AstraZeneca has unveiled new data showing a significant reduction in the risk of death or disease progression in certain patients with breast cancer taking its PARP inhibitor Lynparza.

Results of the Phase III OlympiAD trial, presented at the Amercian Society of Clinical Oncology Meeting, showed that patients with HER2-negative germline BRCA1 or BRCA2-mutated breast cancer treated with Lynparza (olaparib) had a 42-percent reduced risk of disease worsening or death compared to those who received chemotherapy.

Also, the objective response rate (ORR) was more than doubled, with 59.9 percent of patients in the Lynparza arm showing response to treatment, compared to 28.8 percent of patients treated with chemotherapy, while no new safety signals were identified.

Earlier this year, AZ announced that the trial had met its primary endpoint of showing a significant improvement in progression-free survival in patients taking the drug.

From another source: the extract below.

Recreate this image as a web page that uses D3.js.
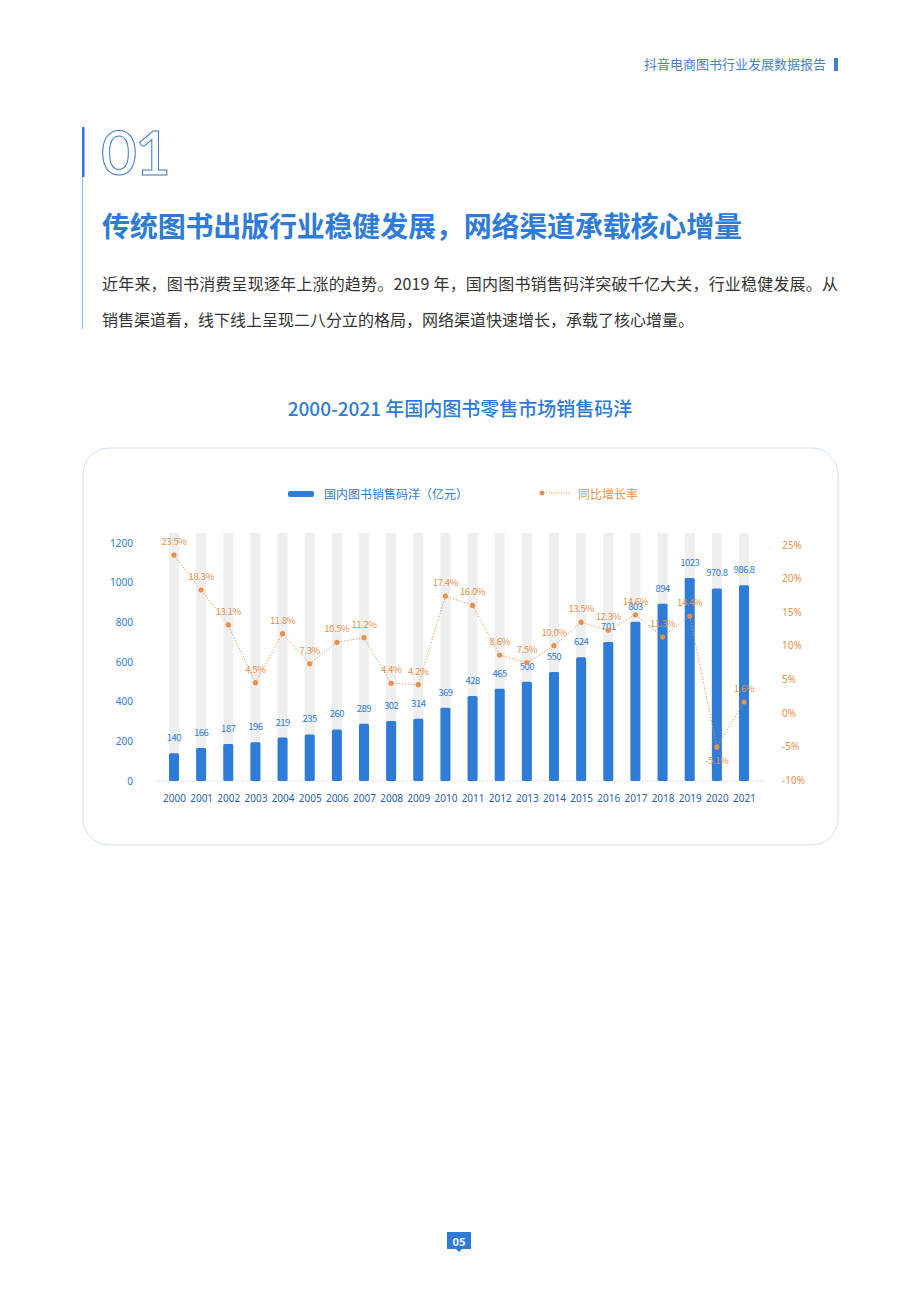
<!DOCTYPE html>
<html><head><meta charset="utf-8">
<script src="https://cdn.jsdelivr.net/npm/d3@7/dist/d3.min.js"></script>
<style>body{margin:0;background:#fff;font-family:"Noto Sans CJK SC","Noto Sans",sans-serif}</style>
</head><body><svg id="c" width="920" height="1304"></svg>
<script>
const years=["2000","2001","2002","2003","2004","2005","2006","2007","2008","2009","2010","2011","2012","2013","2014","2015","2016","2017","2018","2019","2020","2021"];
const sales=[140,166,187,196,219,235,260,289,302,314,369,428,465,500,550,624,701,803,894,1023,970.8,986.8];
const growth=[23.5,18.3,13.1,4.5,11.8,7.3,10.5,11.2,4.4,4.2,17.4,16.0,8.6,7.5,10.0,13.5,12.3,14.6,11.3,14.4,-5.1,1.6];
const leftTicks=[0,200,400,600,800,1000,1200];
const rightTicks=[-10,-5,0,5,10,15,20,25];

const svg=d3.select("#c");
const blue="#2e7bd8",orange="#e8914a";
svg.append("text").attr("x",826).attr("y",69).attr("text-anchor","end").attr("font-size",13).attr("fill","#4a7fc8").text("抖音电商图书行业发展数据报告");
svg.append("rect").attr("x",834).attr("y",58).attr("width",4).attr("height",13).attr("fill","#4a7fc8");
svg.append("rect").attr("x",82).attr("y",127).attr("width",2.5).attr("height",50).attr("fill",blue);
svg.append("rect").attr("x",82).attr("y",177).attr("width",1).attr("height",152).attr("fill","#9bbbe6");
svg.append("text").attr("x",101).attr("y",175).attr("font-size",62).attr("font-family","Lato,sans-serif").attr("font-weight",600)
 .attr("fill","none").attr("stroke","#3a78c9").attr("stroke-width",1).attr("letter-spacing",-2).text("01");
svg.append("text").attr("x",102).attr("y",237).attr("font-size",28).attr("font-weight",700).attr("fill",blue).attr("textLength",640).text("传统图书出版行业稳健发展，网络渠道承载核心增量");
svg.append("text").attr("x",102).attr("y",290).attr("font-size",16).attr("fill","#333").attr("textLength",736).text("近年来，图书消费呈现逐年上涨的趋势。2019 年，国内图书销售码洋突破千亿大关，行业稳健发展。从");
svg.append("text").attr("x",102).attr("y",326).attr("font-size",16).attr("fill","#333").text("销售渠道看，线下线上呈现二八分立的格局，网络渠道快速增长，承载了核心增量。");
svg.append("text").attr("x",460).attr("y",416).attr("text-anchor","middle").attr("font-size",19).attr("fill",blue).attr("font-weight",500).text("2000-2021 年国内图书零售市场销售码洋");
svg.append("rect").attr("x",83).attr("y",448).attr("width",755).attr("height",397).attr("rx",26).attr("fill","#fff").attr("stroke","#d3e1ec");
svg.append("rect").attr("x",288).attr("y",491).attr("width",26).attr("height",6).attr("rx",2).attr("fill",blue);
svg.append("text").attr("x",324).attr("y",499).attr("font-size",12).attr("fill",blue).text("国内图书销售码洋（亿元）");
svg.append("circle").attr("cx",542).attr("cy",493).attr("r",2.5).attr("fill",orange);
svg.append("line").attr("x1",546).attr("x2",570).attr("y1",493).attr("y2",493).attr("stroke",orange).attr("stroke-dasharray","1,1.5");
svg.append("text").attr("x",578).attr("y",499).attr("font-size",12).attr("fill",orange).text("同比增长率");

const x=d3.scalePoint().domain(years).range([174,744]);
const y=d3.scaleLinear().domain([0,1200]).range([781,543]);
const y2=d3.scaleLinear().domain([-10,25]).range([780,545]);
const bw=10;
svg.append("g").selectAll("rect").data(years).join("rect").attr("x",d=>x(d)-bw/2).attr("y",533).attr("width",bw).attr("height",781-533).attr("fill","#efefef");
svg.append("line").attr("x1",157).attr("x2",763).attr("y1",781).attr("y2",781).attr("stroke","#ccc").attr("stroke-dasharray","1,1.5");
svg.append("g").selectAll("rect").data(sales).join("rect").attr("x",(d,i)=>x(years[i])-bw/2).attr("y",d=>y(d)).attr("width",bw).attr("height",d=>781-y(d)).attr("rx",1.5).attr("fill",blue);
svg.append("g").selectAll("text").data(sales).join("text").attr("x",(d,i)=>x(years[i])).attr("y",d=>y(d)-12).attr("text-anchor","middle").attr("font-size",9.5).attr("fill",blue).attr("letter-spacing",-0.5).text(d=>d);
const la=svg.append("g").attr("transform","translate(133,0)").call(d3.axisLeft(y).tickValues(leftTicks).tickSize(0).tickPadding(0).tickFormat(d=>String(d)));
const ra=svg.append("g").attr("transform","translate(782,0)").call(d3.axisRight(y2).tickValues(rightTicks).tickSize(0).tickPadding(0).tickFormat(d=>d+"%"));
const xa=svg.append("g").attr("transform","translate(0,795)").call(d3.axisBottom(x).tickSize(0).tickPadding(0));
[la,ra,xa].forEach(a=>{a.select(".domain").remove();a.selectAll("text").attr("font-size",10).attr("font-family","'Noto Sans',sans-serif");});
la.selectAll("text").attr("fill",blue);xa.selectAll("text").attr("fill","#2a5fa8").attr("dy","0.7em");
ra.selectAll("text").attr("fill",orange);
const line=d3.line().x((d,i)=>x(years[i])).y(d=>y2(d));
svg.append("path").datum(growth).attr("d",line).attr("fill","none").attr("stroke",orange).attr("stroke-width",1).attr("stroke-dasharray","1.2,1.8");
svg.append("g").selectAll("circle").data(growth).join("circle").attr("cx",(d,i)=>x(years[i])).attr("cy",d=>y2(d)).attr("r",2.6).attr("fill",orange);
svg.append("g").selectAll("text").data(growth).join("text").attr("x",(d,i)=>x(years[i])).attr("y",(d,i)=>d<0?y2(d)+17:y2(d)-10).attr("text-anchor","middle").attr("font-size",9.5).attr("fill",orange).attr("letter-spacing",-0.4).text(d=>d.toFixed(1)+"%");
svg.append("path").attr("d","M447,1232 h24 v17 h-9 l-3,3 l-3,-3 h-9 z").attr("fill",blue);
svg.append("text").attr("x",459).attr("y",1246).attr("text-anchor","middle").attr("font-size",11).attr("font-weight",700).attr("fill","#fff").text("05");
</script></body></html>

“The OlympiAD data presented today demonstrate the benefit of olaparib in delaying the progression of advanced BRCA-mutated breast cancer. With few alternatives available, a targeted non-chemotherapy oral treatment in this setting could be a beneficial new option for patients,” said Mark Robson, clinic director of the Clinical Genetics Service at Memorial Sloan Kettering Cancer Center, New York and principal investigator of OlympiAD.

Sean Bohen, AZ’ chief medical officer, said the results “mark the first time a targeted therapy shows benefit over the current standard of care for patients with HER2-negative gBRCA-mutated metastatic breast cancer,” and also represent an important milestone for drug as “the first positive Phase III trial in which a PARP inhibitor has shown a significant benefit for patients outside of ovarian cancer.”

In the EU, Lynparza is approved as maintenance treatment for adults with platinum-sensitive relapsed BRCA-mutated (germline and/or somatic) high grade serous epithelial ovarian, fallopian tube or primary peritoneal cancer who are in response (complete or partial) to platinum-based chemotherapy. It is also approved in the US as monotherapy in patients with deleterious or suspected deleterious germline BRCA-mutated advanced ovarian cancer who have been treated with three or more prior lines of chemotherapy.

The drug is also currently being assessed in a separate non-metastatic breast cancer Phase III study called OLYMPIA.